Daniel Käshammer, Dr. Andreas Bolik
Die Anerkennung einer ertragsteuerlichen Organschaft erfordert u.a. auch einen zivilrechtlich wirksamen, auf mindestens fünf (Zeit-)Jahre abgeschlossenen Ergebnisabführungsvertrag, der während seiner gesamten Geltungsdauer auch tatsächlich durchgeführt wird (§ 14 Abs. 1 Satz 1 Nr. 3 Satz 1 KStG).
Laut BFH ist ein Ergebnisabführungsvertrag nicht tatsächlich durchgeführt, wenn der gegen die Organträgerin bestehende Anspruch auf Verlustübernahme in der Bilanz der Organgesellschaft nicht ausgewiesen wird (BFH, Urteil v. 2.11.2022, I R 37/19, BStBl 2023 II S. 409). Dies gelte auch dann, wenn die Zahlung des Verlustausgleichsbetrags tatsächlich erfolgt. Laut BFH muss der Ergebnisabführungsvertrag während der gesamten Geltungsdauer tatsächlich "gelebt" werden, d.h. die entsprechenden Forderungen und Verbindlichkeiten müssen auch in den Jahresabschlüssen gebucht werden.

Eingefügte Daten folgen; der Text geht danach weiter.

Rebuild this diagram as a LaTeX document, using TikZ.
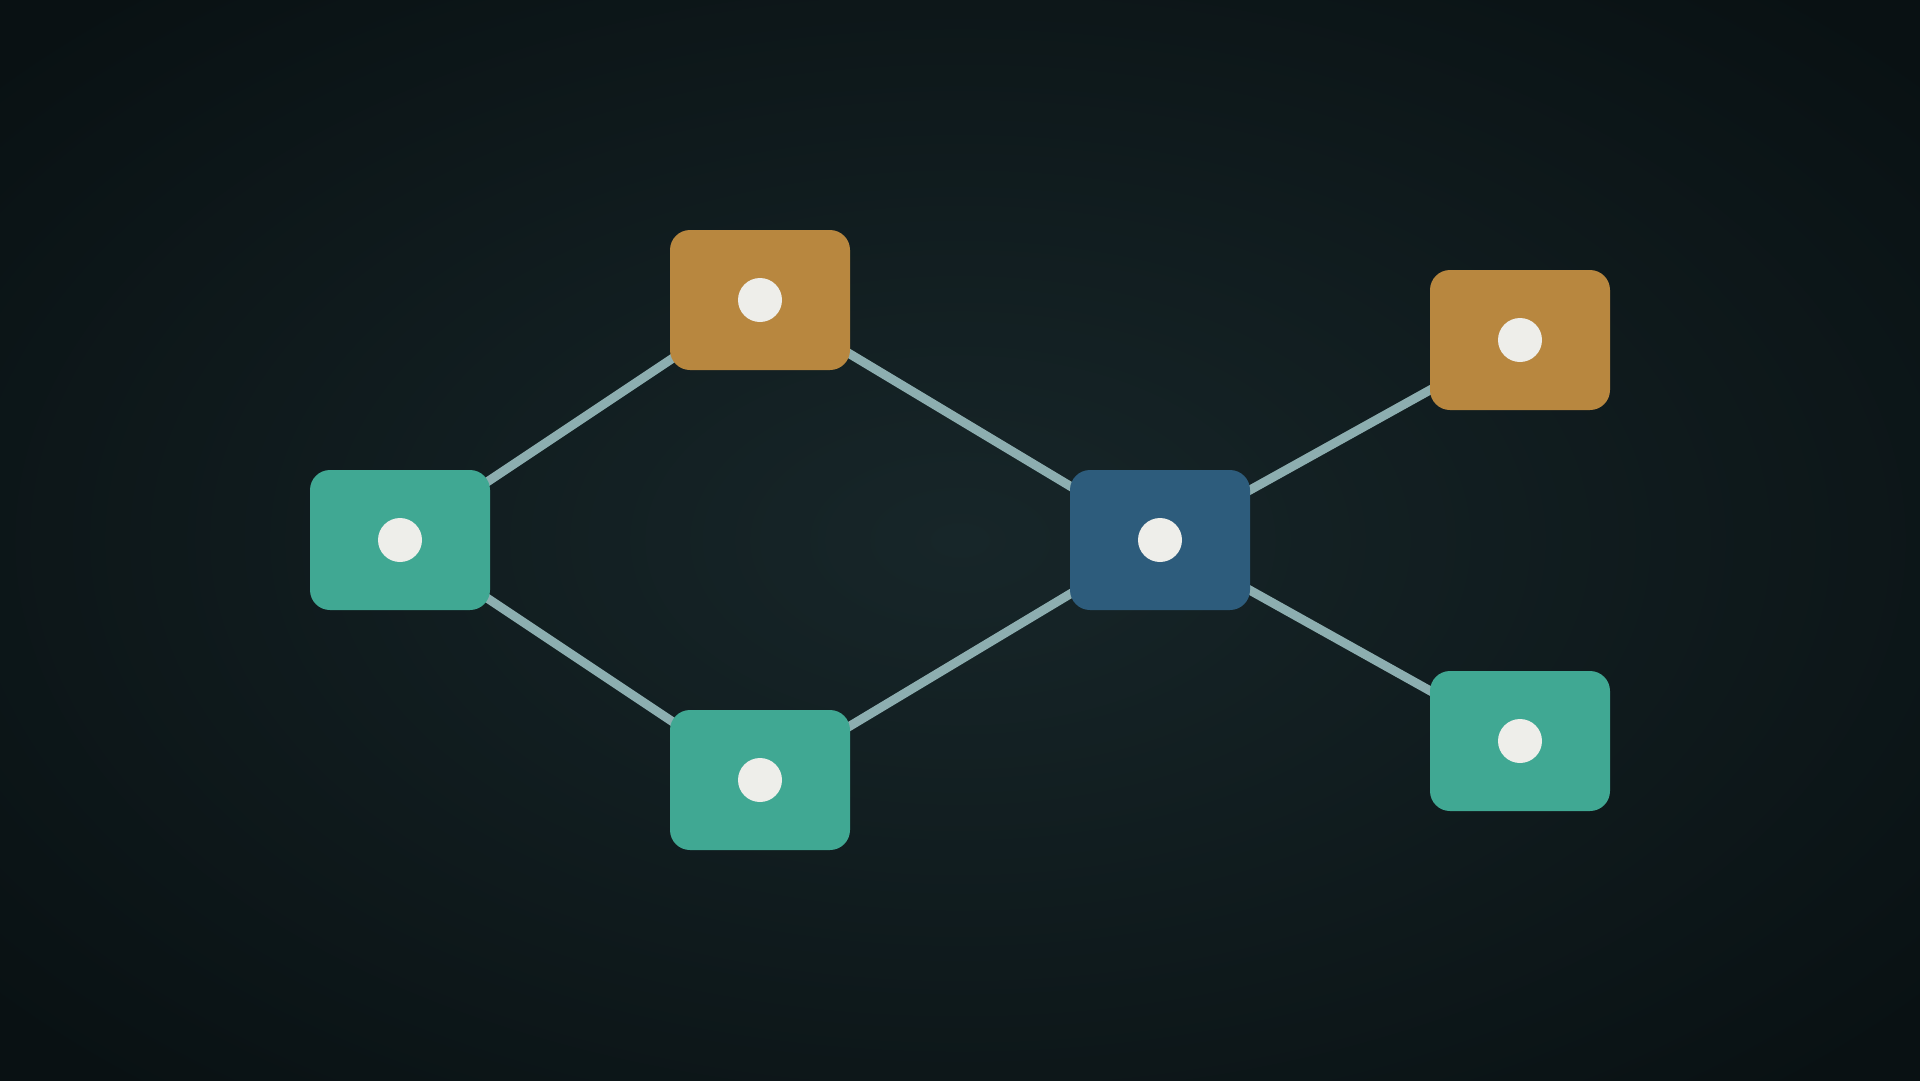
\documentclass[tikz,border=0pt]{standalone}
\definecolor{bgin}{HTML}{172629}
\definecolor{bgout}{HTML}{091113}
\definecolor{tealc}{HTML}{40A893}
\definecolor{orangec}{HTML}{B8873F}
\definecolor{bluec}{HTML}{2D5C7C}
\definecolor{edgec}{HTML}{8DAEB0}
\definecolor{dotc}{HTML}{EEEEEA}
\tikzset{
  card/.style={rectangle, rounded corners=20pt, minimum width=180pt, minimum height=140pt, inner sep=0pt, draw=none},
  tealcard/.style={card, fill=tealc},
  orangecard/.style={card, fill=orangec},
  bluecard/.style={card, fill=bluec},
  dot/.style={circle, fill=dotc, minimum size=44pt, inner sep=0pt},
  link/.style={draw=edgec, line width=9pt}
}
\begin{document}
\begin{tikzpicture}[x=1pt,y=-1pt]
\useasboundingbox (0,0) rectangle (1920,1080);
\shade[inner color=bgin, outer color=bgout] (-300,-200) rectangle (2220,1280);
\coordinate (pL) at (400,540);
\coordinate (pTO) at (760,300);
\coordinate (pBT) at (760,780);
\coordinate (pC) at (1160,540);
\coordinate (pRO) at (1520,340);
\coordinate (pRT) at (1520,741);
\draw[link] (pL) -- (pTO);
\draw[link] (pL) -- (pBT);
\draw[link] (pTO) -- (pC);
\draw[link] (pBT) -- (pC);
\draw[link] (pC) -- (pRO);
\draw[link] (pC) -- (pRT);
\node[tealcard] (L) at (pL) {};
\node[orangecard] (TO) at (pTO) {};
\node[tealcard] (BT) at (pBT) {};
\node[bluecard] (C) at (pC) {};
\node[orangecard] (RO) at (pRO) {};
\node[tealcard] (RT) at (pRT) {};
\foreach \n in {L,TO,BT,C,RO,RT} \node[dot] (d\n) at (\n) {};
\end{tikzpicture}
\end{document}
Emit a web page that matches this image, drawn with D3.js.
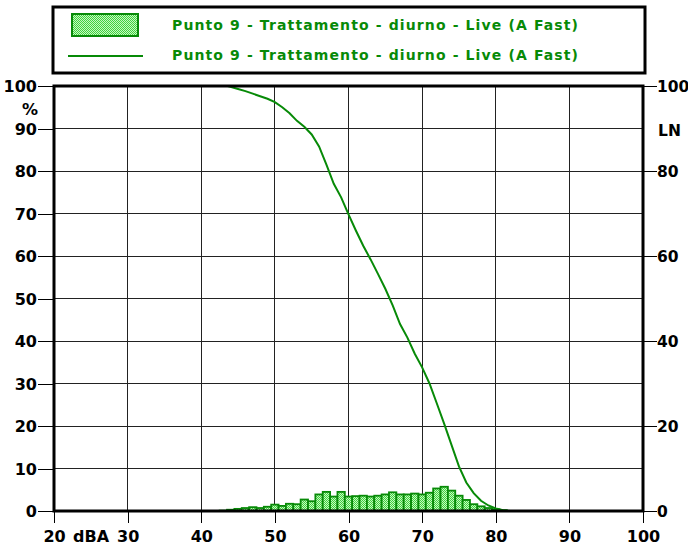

Das Tatbestandsmerkmal der tatsächlichen Durchführung kann laut BFH auch nicht durch einen vorläufigen Jahresabschluss erfüllt werden (BFH, Urteil v. 2.11.2022, I R 29/19, BStBl 2023 II S. 405). Vielmehr komme es auf das Ergebnis an, das bei zutreffender Anwendung der handelsrechtlichen Bilanzierungsgrundsätze in einem endgültigen Jahresabschluss auszuweisen wäre. Dies gelte auch für den Fall der Insolvenz.
In beiden Fällen wurde der Ergebnisabführungsvertrag nicht tatsächlich durchgeführt, da der Verlustausgleichsanspruch gar nicht (I R 37/19) bzw. die (fehlerhafte) Ergebnisabführung in einem lediglich vorläufigen Jahresabschluss (I R 29/19) gebucht worden war. Die Nichtdurchführung konnte laut BFH auch nicht durch § 14 Abs. 1 Satz 1 Nr. 3 Satz 4 KStG geheilt werden, da diese Regelung nicht das Nichtbilanzieren der Ausgleichsansprüche selbst (I R 37/19) bzw. einen nur vorläufigen Jahresabschluss (I R 29/19) erfasse.
Die Nichtdurchführung des Ergebnisabführungsvertrags innerhalb der Mindestvertragslaufzeit führte daher insgesamt zu einer rückwirkenden Nichtanerkennung der Organschaft seit ihrer Begründung. Ob auch eine Nichtdurchführung des Ergebnisabführungsvertrags nach Ablauf der Mindestvertragslaufzeit zu einer rückwirkenden Nichtanerkennung der Organschaft von Anfang an geführt hätte, hat der BFH zwar nicht ausdrücklich verneint. Allerdings kann laut BFH aufgrund des systematischen Zusammenhangs der Durchführungsregel mit der Regelung der Mindestvertragslaufzeit jedenfalls auch nicht geschlossen werden, dass eine Nichtdurchführung des Ergebnisabführungsvertrags in einem Veranlagungszeitraum nach Ablauf der Mindestvertragslaufzeit zu einer rückwirkenden Nichtanerkennung der Organschaft seit Vertragsbeginn führen würde.